Letting the Data Guide You
I have heard a number of times that with big data you can let the data guide you instead of you guiding the data to an outcome, but didn’t really get what this meant in a concrete way until I attended one of the sessions at Insight this year. This session was by a research organization in the UK who used big data in an IBM BigInsights Hadoop cluster to create a heat map of England to show areas that are more likely or less likely to have archeologically significant items. This was done for the construction industry because, in England, digging up something architecturally significant delays and adds costs to projects. The company has to stop work and hire archeologists to evaluate the site. So a map like this is useful so that they can lower the probability of finding something when they have the flexibility to dig in a different place or more accurately budget for finding something.

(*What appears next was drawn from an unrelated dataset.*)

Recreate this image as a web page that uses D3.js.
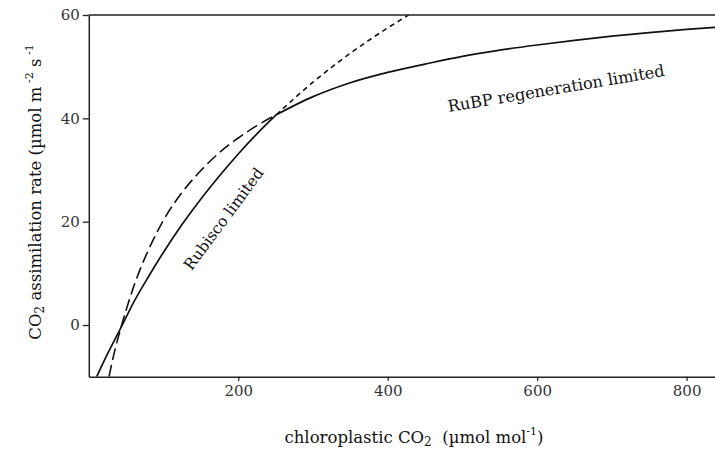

One of the ways to approach this problem is to determine that ancient people tended to build near ground water sources for drinking water or transportation, and assign higher probabilities to land near water sources than to other places. This is an example of you guiding the data to an outcome. Instead this organization feed lots of data from maps, pdf documents, data about finds of significant items from construction, and data about where previous archeology digs found and did NOT find things. Using text analytics tools, R, Big R functions built into Big Insights, and other advanced technologies, they were able to let the data tell them where high and low probability areas were. Because much of the data they entered, including maps and text documents that indicated sites where things were found and sites where things were not found the analytics tools could assign probabilities to specific places and types of features like water sources and high or low slopes and then let those types of correlations draw the map.
I hope that you found at least a few pieces of information in this article to be new and useful. I hope to see you at the conference next year.